▸ Provided data
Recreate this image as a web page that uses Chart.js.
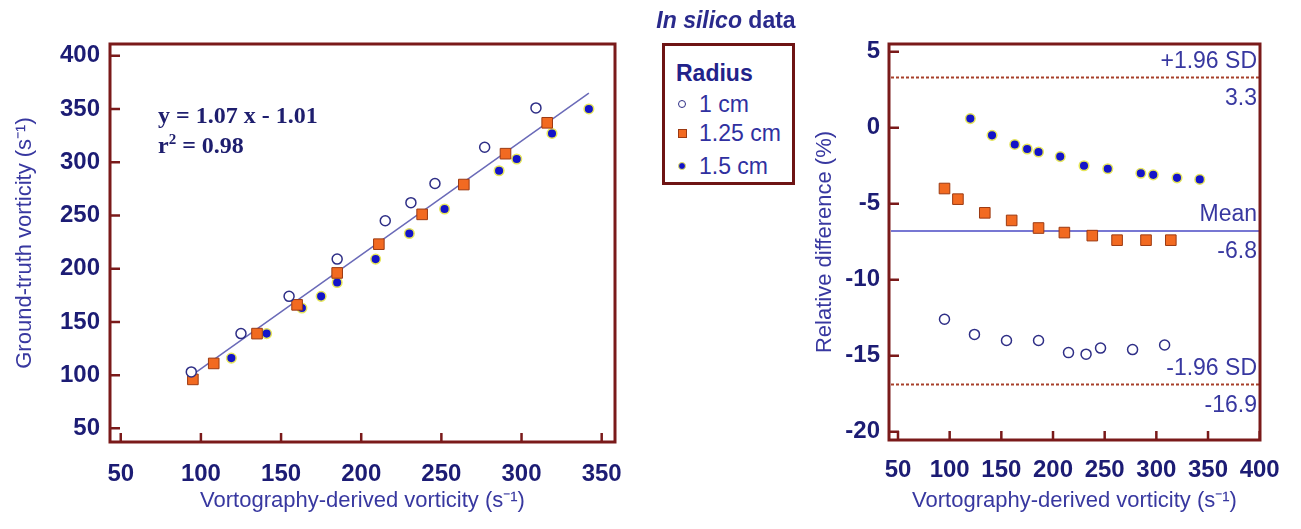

--

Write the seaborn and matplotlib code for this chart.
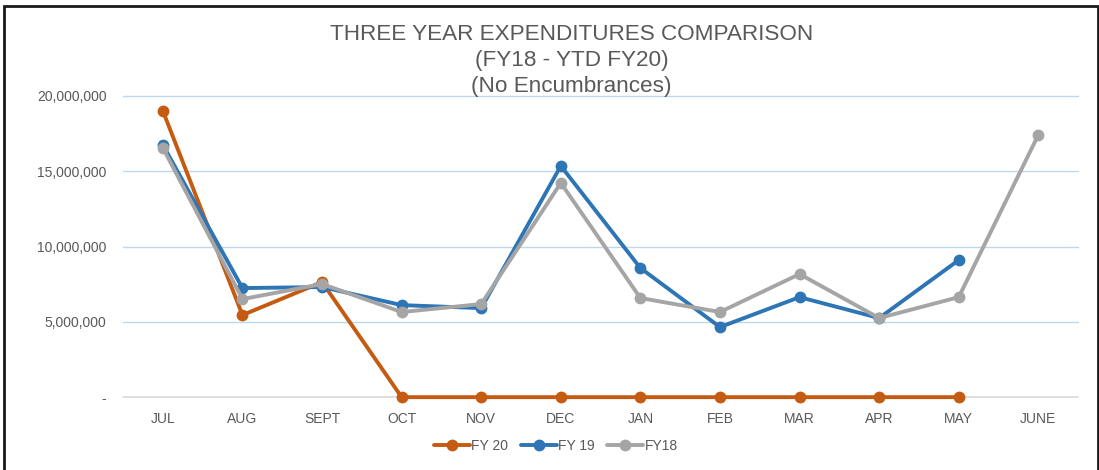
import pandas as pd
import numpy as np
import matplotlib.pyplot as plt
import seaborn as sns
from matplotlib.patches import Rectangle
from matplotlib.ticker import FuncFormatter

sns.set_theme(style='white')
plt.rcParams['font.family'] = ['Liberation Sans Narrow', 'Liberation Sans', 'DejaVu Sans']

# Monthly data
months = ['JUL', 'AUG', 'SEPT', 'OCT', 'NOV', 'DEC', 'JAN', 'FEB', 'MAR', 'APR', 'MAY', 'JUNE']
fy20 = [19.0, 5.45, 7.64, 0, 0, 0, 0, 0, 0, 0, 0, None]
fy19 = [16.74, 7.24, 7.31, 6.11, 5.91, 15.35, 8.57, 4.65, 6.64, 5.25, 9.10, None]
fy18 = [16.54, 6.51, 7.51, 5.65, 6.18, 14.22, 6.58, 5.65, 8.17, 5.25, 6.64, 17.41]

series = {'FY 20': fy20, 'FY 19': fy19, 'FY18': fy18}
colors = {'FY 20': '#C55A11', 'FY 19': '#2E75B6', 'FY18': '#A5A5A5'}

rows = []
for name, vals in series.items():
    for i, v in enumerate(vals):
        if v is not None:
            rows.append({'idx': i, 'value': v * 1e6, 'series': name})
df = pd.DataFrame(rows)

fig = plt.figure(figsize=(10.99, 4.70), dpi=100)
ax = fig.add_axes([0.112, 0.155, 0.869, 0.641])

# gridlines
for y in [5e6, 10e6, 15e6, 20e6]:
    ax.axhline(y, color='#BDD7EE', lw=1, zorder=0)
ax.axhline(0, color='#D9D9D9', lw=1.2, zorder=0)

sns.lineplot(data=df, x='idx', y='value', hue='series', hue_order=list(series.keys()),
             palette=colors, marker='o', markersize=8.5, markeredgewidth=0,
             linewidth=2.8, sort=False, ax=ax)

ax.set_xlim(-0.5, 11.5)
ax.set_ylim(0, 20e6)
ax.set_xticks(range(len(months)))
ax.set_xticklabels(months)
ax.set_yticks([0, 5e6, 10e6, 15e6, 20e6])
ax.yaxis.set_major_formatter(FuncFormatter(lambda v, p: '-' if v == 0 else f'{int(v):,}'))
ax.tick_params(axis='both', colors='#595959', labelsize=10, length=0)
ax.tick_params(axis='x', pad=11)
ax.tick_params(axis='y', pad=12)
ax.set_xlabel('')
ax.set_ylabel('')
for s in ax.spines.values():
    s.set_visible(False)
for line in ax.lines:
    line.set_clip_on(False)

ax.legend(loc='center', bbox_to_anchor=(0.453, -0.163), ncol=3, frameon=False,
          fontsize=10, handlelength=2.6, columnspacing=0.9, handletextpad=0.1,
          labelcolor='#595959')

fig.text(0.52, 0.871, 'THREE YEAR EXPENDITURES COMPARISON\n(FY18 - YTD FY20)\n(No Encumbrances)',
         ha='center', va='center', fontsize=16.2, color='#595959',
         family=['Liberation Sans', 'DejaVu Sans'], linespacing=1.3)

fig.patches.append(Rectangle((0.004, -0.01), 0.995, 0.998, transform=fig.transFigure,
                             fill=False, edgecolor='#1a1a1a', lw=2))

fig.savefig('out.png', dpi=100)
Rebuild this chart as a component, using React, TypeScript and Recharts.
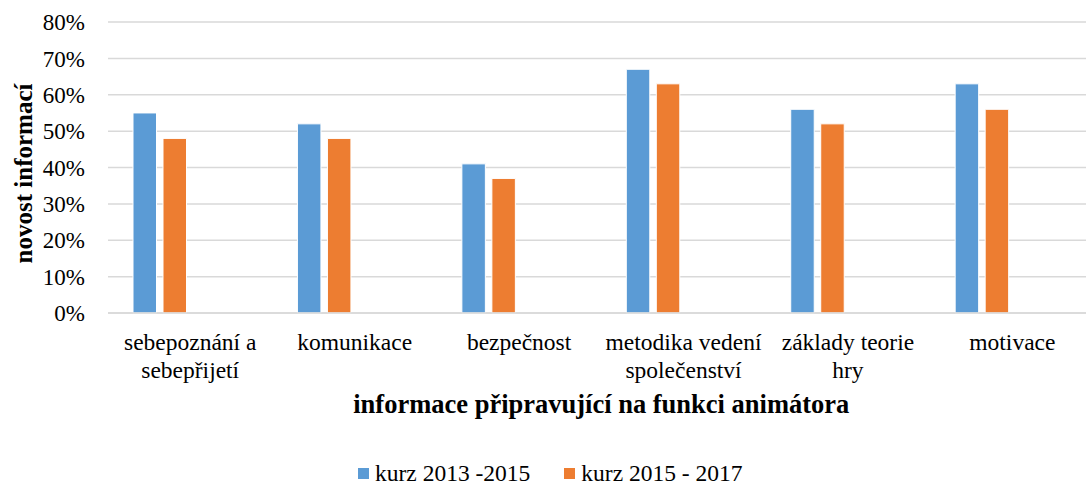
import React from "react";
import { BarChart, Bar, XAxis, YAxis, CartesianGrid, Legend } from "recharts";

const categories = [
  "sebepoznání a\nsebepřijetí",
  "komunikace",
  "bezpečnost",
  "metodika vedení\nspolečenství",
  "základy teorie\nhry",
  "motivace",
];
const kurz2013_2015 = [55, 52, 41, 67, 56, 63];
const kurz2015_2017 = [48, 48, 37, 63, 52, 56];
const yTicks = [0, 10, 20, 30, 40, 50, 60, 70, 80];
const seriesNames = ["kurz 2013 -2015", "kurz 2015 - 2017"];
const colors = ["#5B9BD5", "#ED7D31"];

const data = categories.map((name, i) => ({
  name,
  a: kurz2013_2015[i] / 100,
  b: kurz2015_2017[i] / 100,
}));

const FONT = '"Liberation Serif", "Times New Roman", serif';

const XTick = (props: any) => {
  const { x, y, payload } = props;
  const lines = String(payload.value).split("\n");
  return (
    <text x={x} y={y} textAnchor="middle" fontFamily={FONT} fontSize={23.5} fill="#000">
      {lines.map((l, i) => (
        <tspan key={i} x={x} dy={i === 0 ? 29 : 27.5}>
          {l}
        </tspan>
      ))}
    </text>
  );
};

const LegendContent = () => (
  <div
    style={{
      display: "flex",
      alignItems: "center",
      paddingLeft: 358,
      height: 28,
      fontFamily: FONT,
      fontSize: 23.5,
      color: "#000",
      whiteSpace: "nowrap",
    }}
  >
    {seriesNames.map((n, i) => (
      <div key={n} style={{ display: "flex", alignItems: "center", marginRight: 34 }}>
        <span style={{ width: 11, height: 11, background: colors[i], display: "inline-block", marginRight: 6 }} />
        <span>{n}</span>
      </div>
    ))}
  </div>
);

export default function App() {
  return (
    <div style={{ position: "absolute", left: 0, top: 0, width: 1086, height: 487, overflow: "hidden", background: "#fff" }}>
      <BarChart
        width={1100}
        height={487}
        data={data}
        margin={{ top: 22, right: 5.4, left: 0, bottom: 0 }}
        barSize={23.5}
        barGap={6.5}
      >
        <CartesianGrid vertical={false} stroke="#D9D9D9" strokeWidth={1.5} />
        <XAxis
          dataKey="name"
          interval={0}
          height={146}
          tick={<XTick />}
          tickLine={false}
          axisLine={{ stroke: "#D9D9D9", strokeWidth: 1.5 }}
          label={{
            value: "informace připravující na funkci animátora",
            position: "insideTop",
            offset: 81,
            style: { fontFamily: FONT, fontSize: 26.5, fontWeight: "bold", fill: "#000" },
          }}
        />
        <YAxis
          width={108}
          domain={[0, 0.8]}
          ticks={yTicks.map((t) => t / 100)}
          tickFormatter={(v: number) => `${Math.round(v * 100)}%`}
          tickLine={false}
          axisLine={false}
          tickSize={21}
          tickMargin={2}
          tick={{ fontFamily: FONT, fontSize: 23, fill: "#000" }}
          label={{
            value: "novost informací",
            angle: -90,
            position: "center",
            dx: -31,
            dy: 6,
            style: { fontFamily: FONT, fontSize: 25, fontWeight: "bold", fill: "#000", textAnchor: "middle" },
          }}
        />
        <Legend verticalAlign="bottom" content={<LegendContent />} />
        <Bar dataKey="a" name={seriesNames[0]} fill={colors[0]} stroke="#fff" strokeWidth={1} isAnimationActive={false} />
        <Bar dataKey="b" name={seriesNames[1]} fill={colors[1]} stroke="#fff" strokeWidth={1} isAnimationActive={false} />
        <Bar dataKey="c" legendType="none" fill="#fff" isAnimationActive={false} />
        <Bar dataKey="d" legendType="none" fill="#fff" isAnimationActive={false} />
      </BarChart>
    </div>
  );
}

▸ Task statement
Look above for the line with "Rebuild this chart" and copy exactly from it through the line with "YAxis, CartesianGrid, Legend", both included. Omit the pictures.

▸ Correct output
Rebuild this chart as a component, using React, TypeScript and Recharts.
import React from "react";
import { BarChart, Bar, XAxis, YAxis, CartesianGrid, Legend } from "recharts";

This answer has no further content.